Peyman Aref, an Iranian journalist based in Brussels, said for many Iranians such as Shemsai, Turkey is not a safe destination because of alleged cooperation between Iranian and Turkish authorities.
“Turkey and Iran have close intelligence cooperation. Turkey handed over many Iranian activists to Iran in recent years,” Aref told VOA, referring to the deportations of Mohammad Rajabi and Saeed Tamjidi.
The Turkish Foreign Ministry did not respond to VOA’s request for comment on these allegations.
Rajabi, 26, and Tamjidi, 28, participated in November 2019 anti-government protests in Iran. After initially being arrested and released, they fled to Turkey to seek asylum. However, they were detained by Turkish authorities and deported to Iran, where they were immediately arrested and sentenced to death last February.
The Iranian Supreme Court upheld their death sentences last July but suspended the executions pending a retrial.
Shemsai’s Istanbul-based lawyer, Ugur Ozdemir, told VOA that his client applied for international protection in Turkey on Tuesday while being held in the repatriation center.
Ozdemir said the previous deportation of Iranian activists who had applied for international protection dissuaded Shemsai from seeking refuge from Turkish authorities immediately after crossing the Iranian border.
Some human rights organizations say Turkey needs to abide by the non-refoulement principle of refugee protection regardless of geographical limitation. Non-refoulement forbids the return of a person to a country where he or she may face persecution.
“Even if only one person is forcibly deported, it is a sufficient reason for others to feel unsafe here,” Tarik Beyhan, the campaigns and communications director of Amnesty International’s Turkey office, told VOA.
Beyhan said his organization recognizes Turkey’s role in hosting about 4 million refugees. However, “it does not mean that it is possible to accept any violation of human rights, international standards and non-refoulement principle, even if it happens once.”

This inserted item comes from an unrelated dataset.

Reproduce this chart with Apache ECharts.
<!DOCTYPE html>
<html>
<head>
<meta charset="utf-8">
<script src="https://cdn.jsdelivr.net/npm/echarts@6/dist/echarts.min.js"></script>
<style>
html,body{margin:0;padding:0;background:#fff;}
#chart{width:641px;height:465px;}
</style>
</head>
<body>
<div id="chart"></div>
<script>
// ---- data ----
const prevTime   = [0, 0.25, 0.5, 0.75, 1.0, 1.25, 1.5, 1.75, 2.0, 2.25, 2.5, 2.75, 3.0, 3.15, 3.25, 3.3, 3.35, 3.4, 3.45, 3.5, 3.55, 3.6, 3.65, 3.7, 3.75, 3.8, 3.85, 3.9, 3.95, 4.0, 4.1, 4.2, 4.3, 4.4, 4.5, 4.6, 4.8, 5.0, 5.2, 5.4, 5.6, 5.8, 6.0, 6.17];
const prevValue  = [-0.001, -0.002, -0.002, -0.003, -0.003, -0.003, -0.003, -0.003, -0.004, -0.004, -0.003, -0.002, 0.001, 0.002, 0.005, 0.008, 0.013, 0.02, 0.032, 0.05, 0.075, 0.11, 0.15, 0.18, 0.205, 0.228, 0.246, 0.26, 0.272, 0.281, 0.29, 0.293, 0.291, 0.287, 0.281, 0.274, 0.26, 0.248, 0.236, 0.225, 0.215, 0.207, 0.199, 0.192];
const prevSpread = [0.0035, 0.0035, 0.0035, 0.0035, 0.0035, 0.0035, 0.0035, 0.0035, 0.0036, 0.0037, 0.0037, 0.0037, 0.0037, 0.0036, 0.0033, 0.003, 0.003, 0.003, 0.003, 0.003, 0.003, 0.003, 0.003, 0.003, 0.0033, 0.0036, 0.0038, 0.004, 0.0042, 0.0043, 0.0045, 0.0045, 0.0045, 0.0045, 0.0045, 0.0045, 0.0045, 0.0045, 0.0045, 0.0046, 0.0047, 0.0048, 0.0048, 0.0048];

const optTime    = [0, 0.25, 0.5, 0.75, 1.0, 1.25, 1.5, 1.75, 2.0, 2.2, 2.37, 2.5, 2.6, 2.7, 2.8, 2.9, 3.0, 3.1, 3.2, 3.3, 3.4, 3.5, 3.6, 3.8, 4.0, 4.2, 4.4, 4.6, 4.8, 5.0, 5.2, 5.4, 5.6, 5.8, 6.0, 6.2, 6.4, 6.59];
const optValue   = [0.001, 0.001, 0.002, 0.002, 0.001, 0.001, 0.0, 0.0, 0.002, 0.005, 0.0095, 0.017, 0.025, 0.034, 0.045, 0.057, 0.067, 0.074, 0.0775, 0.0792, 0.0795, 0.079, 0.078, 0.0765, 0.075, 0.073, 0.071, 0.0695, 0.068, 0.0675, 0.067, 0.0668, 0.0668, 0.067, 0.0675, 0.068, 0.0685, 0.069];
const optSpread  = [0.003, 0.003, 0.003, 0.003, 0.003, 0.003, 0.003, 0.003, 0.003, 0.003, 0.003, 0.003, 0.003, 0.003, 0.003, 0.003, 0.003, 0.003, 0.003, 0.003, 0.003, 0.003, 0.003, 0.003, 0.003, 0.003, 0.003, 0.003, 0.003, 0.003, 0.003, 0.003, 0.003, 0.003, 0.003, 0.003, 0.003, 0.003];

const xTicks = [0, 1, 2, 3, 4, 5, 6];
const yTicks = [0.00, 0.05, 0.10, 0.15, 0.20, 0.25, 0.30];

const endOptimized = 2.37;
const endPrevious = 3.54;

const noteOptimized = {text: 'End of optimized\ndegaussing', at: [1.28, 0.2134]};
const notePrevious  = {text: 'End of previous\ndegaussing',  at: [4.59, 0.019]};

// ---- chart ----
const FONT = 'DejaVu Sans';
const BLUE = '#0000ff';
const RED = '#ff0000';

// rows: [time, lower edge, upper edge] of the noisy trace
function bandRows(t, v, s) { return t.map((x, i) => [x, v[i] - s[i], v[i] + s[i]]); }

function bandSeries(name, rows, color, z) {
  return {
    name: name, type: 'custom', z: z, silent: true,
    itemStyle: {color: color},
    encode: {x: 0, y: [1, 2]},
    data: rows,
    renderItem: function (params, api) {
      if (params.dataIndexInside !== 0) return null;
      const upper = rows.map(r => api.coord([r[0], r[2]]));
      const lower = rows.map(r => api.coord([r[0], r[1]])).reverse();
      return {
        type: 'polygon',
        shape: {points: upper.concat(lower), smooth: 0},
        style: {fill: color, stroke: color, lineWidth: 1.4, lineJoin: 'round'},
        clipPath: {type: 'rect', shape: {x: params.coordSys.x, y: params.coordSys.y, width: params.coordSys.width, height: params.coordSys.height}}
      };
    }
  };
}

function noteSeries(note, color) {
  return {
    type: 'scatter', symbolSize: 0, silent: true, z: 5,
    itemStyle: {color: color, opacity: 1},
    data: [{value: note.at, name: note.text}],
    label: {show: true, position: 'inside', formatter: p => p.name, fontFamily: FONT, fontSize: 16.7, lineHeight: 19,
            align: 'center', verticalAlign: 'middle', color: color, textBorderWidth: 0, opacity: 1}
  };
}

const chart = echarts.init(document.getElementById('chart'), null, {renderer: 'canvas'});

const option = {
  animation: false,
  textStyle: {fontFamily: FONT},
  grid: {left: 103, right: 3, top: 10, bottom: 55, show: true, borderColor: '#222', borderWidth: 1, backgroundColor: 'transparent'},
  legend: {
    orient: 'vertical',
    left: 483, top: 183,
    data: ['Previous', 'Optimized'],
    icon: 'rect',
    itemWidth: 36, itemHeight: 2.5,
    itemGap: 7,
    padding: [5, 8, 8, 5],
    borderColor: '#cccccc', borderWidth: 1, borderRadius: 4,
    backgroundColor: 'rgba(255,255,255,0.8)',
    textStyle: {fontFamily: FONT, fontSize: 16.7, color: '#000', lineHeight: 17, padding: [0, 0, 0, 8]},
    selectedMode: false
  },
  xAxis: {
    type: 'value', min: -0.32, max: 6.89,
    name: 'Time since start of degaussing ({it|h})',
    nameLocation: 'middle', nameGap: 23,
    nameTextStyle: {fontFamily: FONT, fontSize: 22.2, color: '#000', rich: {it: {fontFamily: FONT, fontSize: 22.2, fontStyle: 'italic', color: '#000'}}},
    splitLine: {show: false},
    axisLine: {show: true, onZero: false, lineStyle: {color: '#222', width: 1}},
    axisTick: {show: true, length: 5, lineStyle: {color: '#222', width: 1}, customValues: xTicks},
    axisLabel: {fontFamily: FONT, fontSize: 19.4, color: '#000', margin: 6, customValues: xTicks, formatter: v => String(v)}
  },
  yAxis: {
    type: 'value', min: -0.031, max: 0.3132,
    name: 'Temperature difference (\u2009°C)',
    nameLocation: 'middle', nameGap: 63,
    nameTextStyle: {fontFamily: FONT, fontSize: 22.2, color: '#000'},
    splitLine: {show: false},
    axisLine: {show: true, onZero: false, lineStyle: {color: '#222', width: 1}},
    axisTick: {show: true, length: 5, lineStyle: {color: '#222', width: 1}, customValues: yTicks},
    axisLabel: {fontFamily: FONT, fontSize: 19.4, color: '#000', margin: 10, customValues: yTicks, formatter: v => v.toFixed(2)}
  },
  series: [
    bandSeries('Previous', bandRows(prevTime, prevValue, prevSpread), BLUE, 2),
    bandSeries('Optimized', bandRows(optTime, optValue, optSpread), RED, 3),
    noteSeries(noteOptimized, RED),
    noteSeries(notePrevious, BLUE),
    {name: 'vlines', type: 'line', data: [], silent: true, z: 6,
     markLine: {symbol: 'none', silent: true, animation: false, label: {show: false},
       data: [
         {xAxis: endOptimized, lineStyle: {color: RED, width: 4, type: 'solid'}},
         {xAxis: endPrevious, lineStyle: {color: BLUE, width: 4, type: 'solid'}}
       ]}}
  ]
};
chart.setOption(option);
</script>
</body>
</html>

Some experts say that the recent increase in cooperation between Iran and Turkey on foreign and security policy has prompted harsher treatment of Iranian refugees in Turkey.
Last September, Turkish President Recep Tayyip Erdogan and Iranian President Hassan Rouhani held a virtual Turkey-Iran High-Level Cooperation Council meeting in which they agreed to take steps together in the region in the interests of both countries, including joint operations against militant groups such as the Kurdistan Workers' Party (PKK) and its Iranian wing, PJAK.
Both the PKK and PJAK are designated terrorist organizations by the United States and Turkey.
“As Turkish and Iranian leaders find greater common ground to join forces, there are also greater risks for Iranian nationals who have taken refuge in Turkey,” said Aykan Erdemir, the director of the Turkey Program at the Foundation for Defense of Democracies and a former Turkish parliamentarian.
“The latest wave of deportations indicates that the Turkish government is likely to grant the Iranian regime greater room for maneuver in cracking down on dissidents,” Erdemir told VOA.